→ **Written exercise**
Whenever a line contains the string "that", copy it out of the entries.

(Charts and diagrams as code)
────────────────
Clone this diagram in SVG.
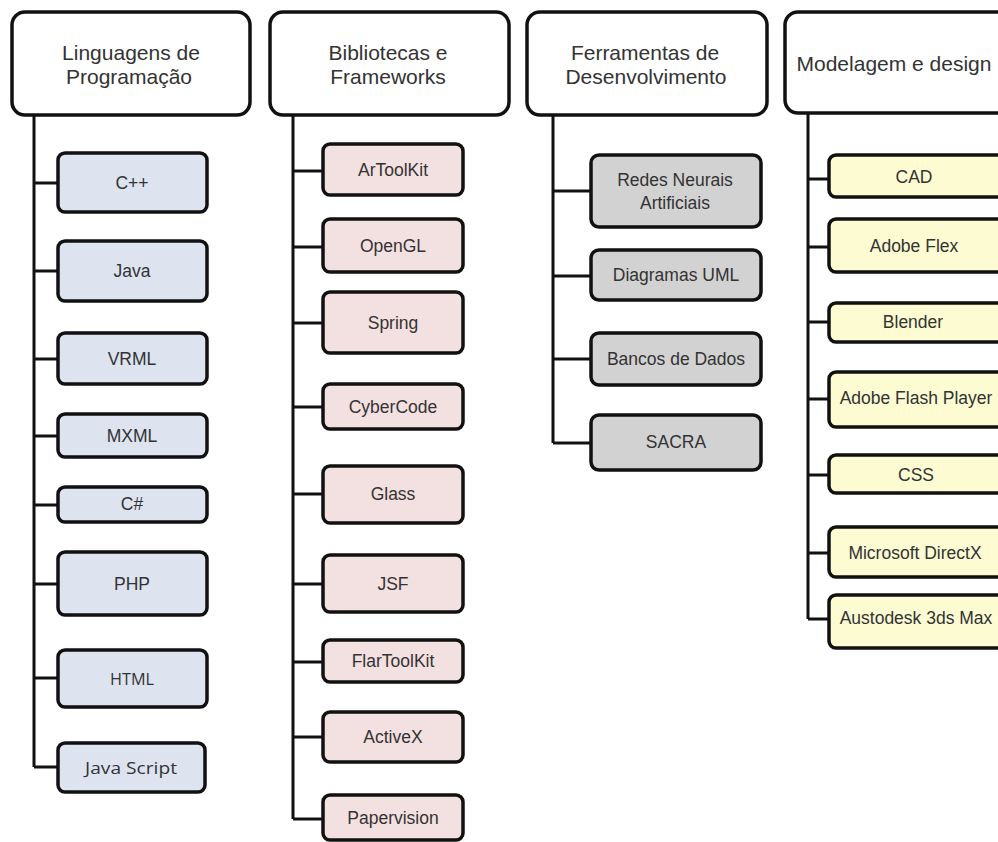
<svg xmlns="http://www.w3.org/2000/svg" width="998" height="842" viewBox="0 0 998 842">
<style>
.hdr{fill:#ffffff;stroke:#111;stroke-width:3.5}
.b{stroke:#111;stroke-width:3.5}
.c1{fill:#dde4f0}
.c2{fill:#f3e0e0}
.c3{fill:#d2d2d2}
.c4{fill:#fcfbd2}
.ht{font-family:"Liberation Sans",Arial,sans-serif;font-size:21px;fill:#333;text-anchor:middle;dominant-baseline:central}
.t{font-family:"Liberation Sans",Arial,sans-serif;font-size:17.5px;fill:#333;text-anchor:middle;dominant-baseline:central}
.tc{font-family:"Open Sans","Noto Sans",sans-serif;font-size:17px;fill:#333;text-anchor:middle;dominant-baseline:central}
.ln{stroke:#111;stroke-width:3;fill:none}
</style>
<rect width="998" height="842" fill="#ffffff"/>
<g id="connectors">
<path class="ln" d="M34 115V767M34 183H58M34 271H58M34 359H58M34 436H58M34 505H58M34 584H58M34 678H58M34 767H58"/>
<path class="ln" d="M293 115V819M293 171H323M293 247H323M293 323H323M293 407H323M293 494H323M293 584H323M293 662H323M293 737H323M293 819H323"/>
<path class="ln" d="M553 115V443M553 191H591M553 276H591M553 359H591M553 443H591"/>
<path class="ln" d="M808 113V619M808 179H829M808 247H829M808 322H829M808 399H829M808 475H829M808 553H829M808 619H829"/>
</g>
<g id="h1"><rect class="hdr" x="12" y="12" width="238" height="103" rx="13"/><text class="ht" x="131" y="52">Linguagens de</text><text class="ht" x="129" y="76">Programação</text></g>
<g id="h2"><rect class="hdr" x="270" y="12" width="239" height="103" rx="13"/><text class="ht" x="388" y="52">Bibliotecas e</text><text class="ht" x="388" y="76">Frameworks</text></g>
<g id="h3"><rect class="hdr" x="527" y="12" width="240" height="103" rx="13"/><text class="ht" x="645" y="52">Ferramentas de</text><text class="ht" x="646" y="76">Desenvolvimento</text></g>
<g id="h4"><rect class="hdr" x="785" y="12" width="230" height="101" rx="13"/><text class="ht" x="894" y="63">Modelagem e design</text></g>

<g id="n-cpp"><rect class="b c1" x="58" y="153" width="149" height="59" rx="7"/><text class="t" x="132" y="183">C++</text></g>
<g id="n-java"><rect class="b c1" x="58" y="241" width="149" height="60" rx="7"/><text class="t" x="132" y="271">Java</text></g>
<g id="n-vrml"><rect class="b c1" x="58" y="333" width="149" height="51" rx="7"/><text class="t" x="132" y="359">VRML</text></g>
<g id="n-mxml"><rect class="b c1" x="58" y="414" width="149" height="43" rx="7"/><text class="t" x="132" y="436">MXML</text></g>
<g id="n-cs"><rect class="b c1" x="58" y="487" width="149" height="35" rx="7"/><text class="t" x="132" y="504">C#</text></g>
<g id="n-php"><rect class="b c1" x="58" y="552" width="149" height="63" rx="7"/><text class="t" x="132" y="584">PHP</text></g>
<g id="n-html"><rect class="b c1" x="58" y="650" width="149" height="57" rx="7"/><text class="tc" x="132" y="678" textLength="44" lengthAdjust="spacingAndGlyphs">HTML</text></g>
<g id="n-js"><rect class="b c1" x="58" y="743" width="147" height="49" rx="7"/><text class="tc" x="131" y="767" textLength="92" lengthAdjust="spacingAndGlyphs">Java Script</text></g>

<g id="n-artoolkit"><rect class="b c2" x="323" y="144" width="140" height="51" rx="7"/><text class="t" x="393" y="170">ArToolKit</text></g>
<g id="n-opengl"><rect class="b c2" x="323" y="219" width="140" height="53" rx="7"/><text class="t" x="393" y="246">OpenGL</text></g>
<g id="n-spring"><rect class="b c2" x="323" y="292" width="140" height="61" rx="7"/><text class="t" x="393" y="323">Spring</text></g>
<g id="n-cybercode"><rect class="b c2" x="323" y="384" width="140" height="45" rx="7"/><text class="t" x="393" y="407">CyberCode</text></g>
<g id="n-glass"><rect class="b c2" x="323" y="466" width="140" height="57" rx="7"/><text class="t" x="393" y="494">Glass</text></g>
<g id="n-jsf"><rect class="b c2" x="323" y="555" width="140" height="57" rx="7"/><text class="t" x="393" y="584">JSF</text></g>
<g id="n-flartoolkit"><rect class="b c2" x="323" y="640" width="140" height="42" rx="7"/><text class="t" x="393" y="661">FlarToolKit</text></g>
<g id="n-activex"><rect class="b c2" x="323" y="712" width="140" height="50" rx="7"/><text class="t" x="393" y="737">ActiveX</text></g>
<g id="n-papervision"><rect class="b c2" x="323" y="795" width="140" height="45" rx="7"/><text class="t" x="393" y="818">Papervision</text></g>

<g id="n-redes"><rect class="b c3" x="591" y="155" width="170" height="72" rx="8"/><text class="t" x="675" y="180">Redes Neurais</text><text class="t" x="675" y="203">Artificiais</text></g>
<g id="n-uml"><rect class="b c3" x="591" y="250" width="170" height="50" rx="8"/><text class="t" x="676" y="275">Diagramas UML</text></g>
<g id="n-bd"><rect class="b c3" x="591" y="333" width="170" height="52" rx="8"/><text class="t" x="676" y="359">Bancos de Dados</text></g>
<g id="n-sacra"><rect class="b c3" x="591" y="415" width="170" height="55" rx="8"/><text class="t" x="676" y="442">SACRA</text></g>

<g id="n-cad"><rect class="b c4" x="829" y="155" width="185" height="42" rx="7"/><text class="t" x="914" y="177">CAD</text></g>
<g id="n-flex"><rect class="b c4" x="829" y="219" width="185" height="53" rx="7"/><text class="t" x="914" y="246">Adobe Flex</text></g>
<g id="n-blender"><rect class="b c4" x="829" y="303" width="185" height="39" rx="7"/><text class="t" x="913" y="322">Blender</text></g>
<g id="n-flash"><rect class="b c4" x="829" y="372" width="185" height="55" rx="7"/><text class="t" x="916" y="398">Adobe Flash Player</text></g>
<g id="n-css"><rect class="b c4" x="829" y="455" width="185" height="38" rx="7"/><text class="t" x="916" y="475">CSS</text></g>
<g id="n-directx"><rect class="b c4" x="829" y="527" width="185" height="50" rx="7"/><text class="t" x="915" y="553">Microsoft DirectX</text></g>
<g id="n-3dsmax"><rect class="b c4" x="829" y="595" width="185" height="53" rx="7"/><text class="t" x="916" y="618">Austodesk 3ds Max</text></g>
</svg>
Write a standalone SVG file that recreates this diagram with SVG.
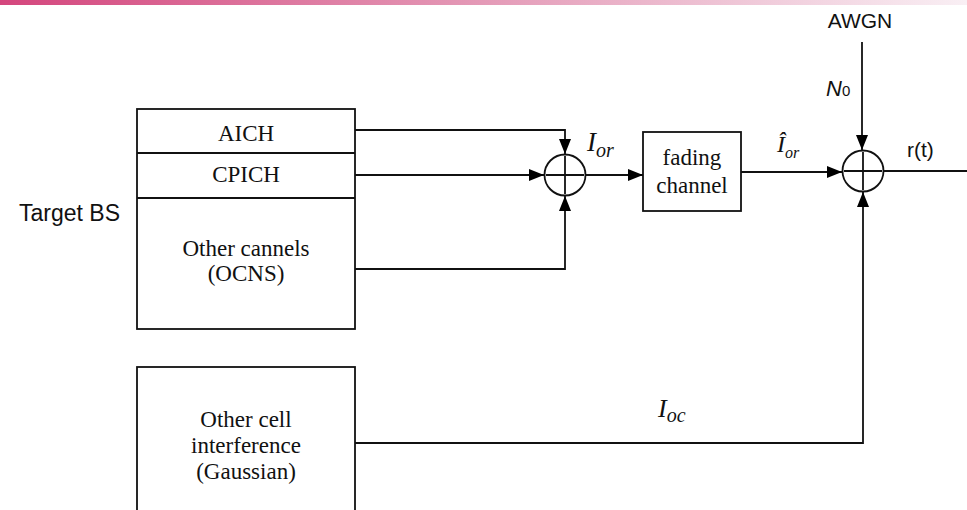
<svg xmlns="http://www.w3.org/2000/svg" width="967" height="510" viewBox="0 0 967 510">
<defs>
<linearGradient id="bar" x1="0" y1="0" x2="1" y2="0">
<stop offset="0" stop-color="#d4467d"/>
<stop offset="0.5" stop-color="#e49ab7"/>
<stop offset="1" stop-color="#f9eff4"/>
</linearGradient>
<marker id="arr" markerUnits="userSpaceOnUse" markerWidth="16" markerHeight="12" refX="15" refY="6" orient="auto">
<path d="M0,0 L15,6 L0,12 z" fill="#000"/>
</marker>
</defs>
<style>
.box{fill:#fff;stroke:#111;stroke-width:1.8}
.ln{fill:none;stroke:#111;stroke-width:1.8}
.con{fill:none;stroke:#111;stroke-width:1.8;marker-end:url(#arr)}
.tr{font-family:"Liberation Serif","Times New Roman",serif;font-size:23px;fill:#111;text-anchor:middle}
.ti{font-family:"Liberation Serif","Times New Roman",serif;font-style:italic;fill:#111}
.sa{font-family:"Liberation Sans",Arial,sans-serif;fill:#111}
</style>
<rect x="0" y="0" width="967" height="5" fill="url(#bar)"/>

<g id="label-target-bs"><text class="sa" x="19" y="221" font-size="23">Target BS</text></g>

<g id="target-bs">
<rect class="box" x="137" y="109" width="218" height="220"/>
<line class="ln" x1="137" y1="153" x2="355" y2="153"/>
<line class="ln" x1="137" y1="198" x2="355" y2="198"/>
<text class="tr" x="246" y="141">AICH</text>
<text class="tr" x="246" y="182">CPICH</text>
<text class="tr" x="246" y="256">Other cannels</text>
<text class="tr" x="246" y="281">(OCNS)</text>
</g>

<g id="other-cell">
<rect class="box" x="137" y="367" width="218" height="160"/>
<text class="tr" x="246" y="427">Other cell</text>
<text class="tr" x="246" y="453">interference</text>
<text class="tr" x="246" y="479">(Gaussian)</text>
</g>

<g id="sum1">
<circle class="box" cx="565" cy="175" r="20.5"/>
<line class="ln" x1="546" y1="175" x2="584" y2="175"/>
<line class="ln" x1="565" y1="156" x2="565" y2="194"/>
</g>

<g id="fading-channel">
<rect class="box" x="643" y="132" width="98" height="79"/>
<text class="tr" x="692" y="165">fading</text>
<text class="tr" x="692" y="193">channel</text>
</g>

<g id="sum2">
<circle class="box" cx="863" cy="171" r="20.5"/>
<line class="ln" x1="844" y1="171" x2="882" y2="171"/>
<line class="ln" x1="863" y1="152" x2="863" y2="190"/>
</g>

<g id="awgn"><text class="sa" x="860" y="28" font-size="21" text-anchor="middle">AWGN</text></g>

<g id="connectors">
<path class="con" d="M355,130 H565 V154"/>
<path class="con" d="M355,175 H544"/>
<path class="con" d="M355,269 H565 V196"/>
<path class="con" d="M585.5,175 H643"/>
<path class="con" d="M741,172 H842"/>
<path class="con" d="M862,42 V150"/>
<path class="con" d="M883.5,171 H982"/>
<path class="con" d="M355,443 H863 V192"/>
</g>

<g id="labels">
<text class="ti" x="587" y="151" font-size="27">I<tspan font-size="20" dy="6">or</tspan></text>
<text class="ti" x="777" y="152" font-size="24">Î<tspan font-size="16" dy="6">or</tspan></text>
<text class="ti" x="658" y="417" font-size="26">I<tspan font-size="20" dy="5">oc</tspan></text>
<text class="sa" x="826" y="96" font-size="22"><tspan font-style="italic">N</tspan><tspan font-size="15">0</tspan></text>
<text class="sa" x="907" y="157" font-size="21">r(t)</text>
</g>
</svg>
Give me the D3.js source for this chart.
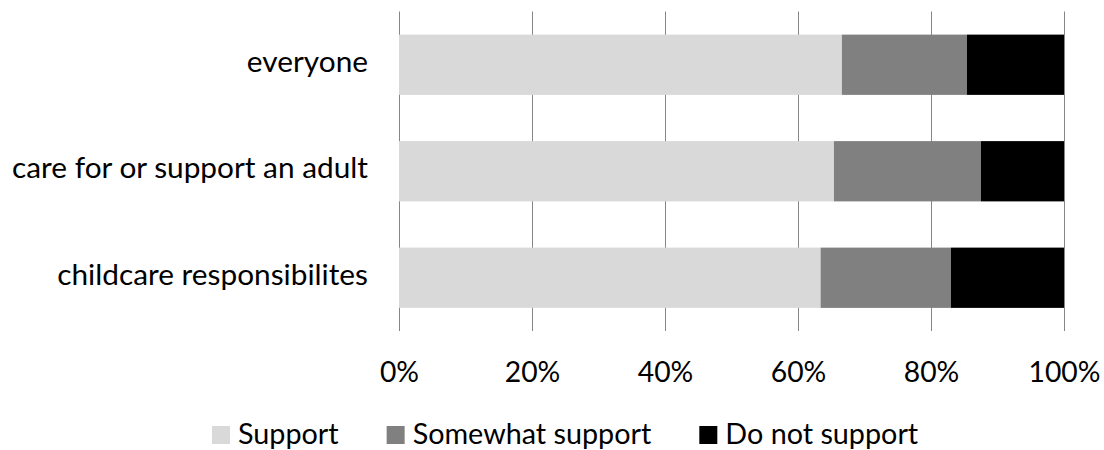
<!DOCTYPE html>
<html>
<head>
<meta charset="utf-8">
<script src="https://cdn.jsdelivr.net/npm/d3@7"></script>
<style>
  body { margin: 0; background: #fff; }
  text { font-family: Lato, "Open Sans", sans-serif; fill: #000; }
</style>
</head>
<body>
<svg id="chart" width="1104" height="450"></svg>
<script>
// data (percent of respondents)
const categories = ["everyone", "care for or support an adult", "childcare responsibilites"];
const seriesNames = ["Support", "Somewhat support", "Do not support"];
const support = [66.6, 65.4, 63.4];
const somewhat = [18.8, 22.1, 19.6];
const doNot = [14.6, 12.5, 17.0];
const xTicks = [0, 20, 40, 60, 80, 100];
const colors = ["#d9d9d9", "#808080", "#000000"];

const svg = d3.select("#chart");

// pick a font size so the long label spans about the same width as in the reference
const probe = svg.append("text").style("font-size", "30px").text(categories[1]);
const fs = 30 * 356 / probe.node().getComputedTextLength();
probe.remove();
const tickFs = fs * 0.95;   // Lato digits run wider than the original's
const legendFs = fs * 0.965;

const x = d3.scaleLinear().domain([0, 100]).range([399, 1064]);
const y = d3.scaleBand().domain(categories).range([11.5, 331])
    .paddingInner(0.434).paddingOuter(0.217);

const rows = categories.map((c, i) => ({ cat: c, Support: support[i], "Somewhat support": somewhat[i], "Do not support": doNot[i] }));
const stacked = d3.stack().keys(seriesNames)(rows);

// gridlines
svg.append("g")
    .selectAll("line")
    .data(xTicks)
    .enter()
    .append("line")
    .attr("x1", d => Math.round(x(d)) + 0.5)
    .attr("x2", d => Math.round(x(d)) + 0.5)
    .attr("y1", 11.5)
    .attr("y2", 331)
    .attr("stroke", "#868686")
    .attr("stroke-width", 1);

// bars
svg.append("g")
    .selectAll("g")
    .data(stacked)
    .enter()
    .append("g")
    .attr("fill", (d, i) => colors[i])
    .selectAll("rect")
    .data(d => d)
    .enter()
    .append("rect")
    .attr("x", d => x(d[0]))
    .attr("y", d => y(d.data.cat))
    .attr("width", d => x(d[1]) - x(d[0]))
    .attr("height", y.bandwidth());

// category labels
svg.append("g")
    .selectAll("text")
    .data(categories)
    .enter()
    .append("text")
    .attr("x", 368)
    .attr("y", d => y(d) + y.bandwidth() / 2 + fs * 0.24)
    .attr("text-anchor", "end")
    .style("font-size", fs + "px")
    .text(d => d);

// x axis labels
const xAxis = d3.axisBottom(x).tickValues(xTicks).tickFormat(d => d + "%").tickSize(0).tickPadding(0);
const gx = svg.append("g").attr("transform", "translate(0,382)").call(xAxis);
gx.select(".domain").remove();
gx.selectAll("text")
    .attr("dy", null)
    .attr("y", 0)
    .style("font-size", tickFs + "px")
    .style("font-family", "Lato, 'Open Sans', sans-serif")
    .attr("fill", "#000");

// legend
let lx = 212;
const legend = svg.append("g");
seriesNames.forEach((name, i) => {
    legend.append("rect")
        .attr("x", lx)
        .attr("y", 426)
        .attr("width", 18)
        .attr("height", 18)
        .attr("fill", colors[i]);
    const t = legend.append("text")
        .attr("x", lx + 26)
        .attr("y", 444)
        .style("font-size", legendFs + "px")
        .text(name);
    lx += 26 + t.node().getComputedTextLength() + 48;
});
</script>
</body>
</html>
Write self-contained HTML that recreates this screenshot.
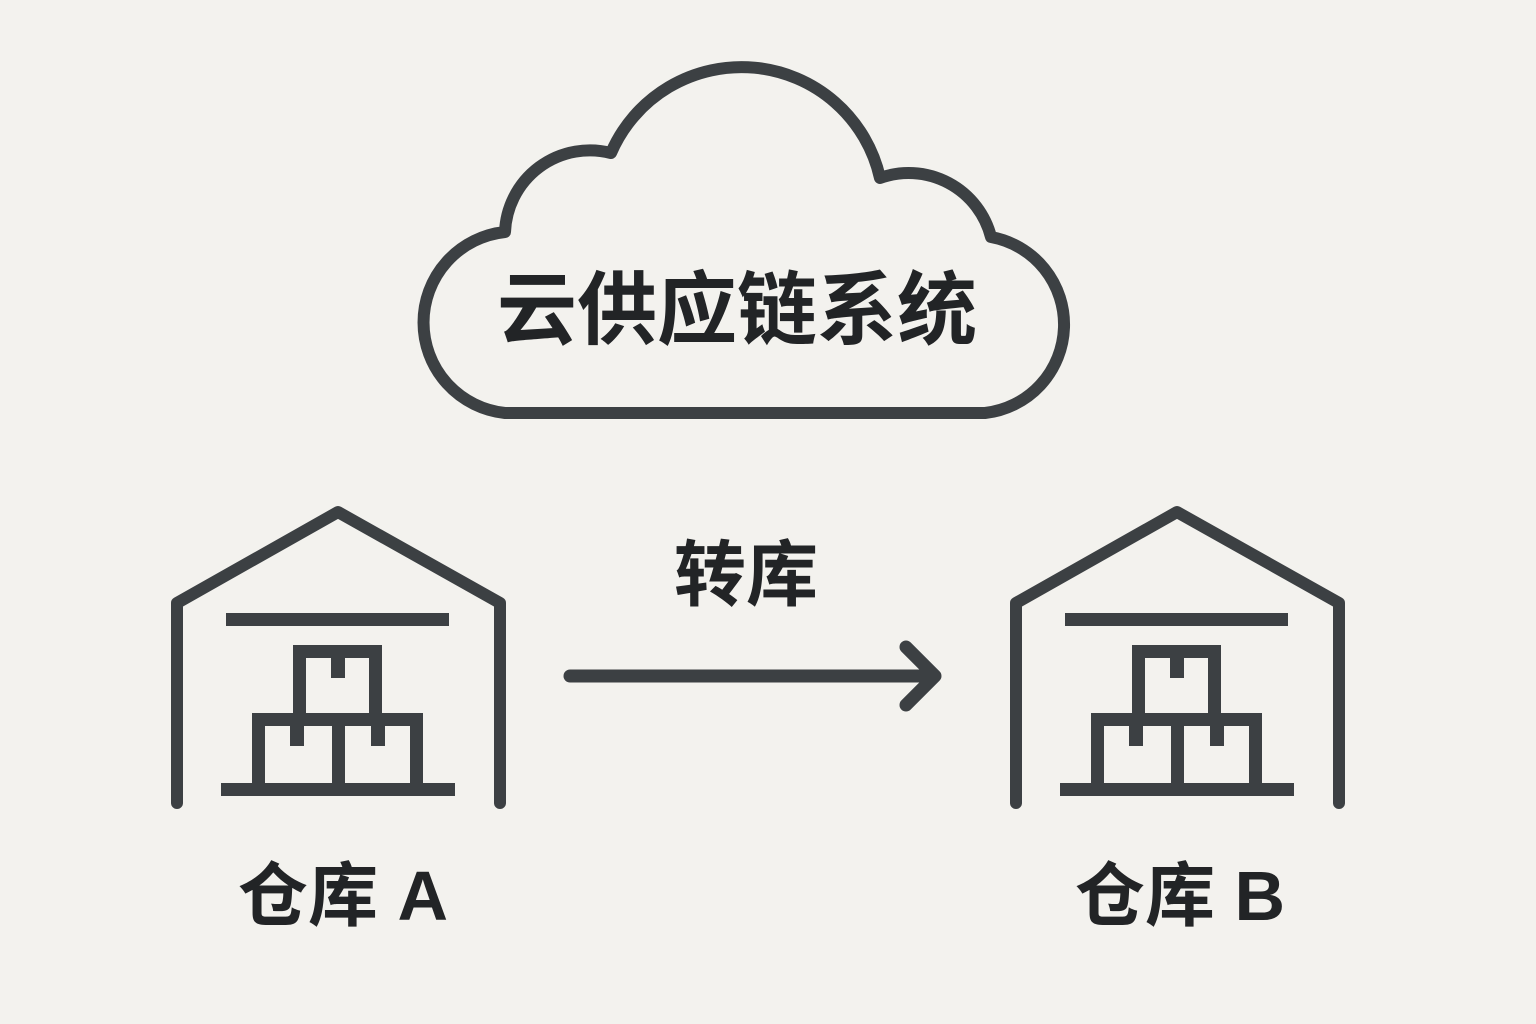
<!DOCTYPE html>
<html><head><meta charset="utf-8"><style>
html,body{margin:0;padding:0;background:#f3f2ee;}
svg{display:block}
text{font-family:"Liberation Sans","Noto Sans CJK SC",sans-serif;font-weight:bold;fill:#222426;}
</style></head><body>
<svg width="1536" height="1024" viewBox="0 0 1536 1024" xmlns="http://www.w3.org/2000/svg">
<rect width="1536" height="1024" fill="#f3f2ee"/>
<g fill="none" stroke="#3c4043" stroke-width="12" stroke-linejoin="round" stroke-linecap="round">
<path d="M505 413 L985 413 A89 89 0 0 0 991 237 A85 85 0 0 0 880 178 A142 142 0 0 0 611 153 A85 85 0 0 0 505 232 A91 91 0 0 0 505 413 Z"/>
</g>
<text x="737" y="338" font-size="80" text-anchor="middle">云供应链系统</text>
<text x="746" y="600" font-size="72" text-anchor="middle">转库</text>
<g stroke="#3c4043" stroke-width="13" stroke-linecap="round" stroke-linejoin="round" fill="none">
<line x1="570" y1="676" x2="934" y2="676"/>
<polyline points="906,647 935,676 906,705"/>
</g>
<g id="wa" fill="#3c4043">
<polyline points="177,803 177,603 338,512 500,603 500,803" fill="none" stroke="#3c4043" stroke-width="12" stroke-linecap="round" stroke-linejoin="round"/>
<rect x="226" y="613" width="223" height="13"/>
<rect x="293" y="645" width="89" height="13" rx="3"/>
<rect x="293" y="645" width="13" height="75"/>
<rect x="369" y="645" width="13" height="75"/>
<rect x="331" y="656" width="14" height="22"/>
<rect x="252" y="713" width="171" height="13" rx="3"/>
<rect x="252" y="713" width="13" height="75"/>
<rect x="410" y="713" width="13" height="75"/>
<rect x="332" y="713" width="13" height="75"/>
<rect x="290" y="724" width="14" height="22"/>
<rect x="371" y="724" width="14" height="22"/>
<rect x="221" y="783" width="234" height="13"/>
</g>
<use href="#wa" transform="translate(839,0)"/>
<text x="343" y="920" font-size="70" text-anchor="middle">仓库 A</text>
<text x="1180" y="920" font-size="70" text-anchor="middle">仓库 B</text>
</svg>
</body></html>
────────────────
→ **Solution below**
Write a standalone SVG file that recreates this diagram with SVG.
Write self-contained HTML that recreates this screenshot.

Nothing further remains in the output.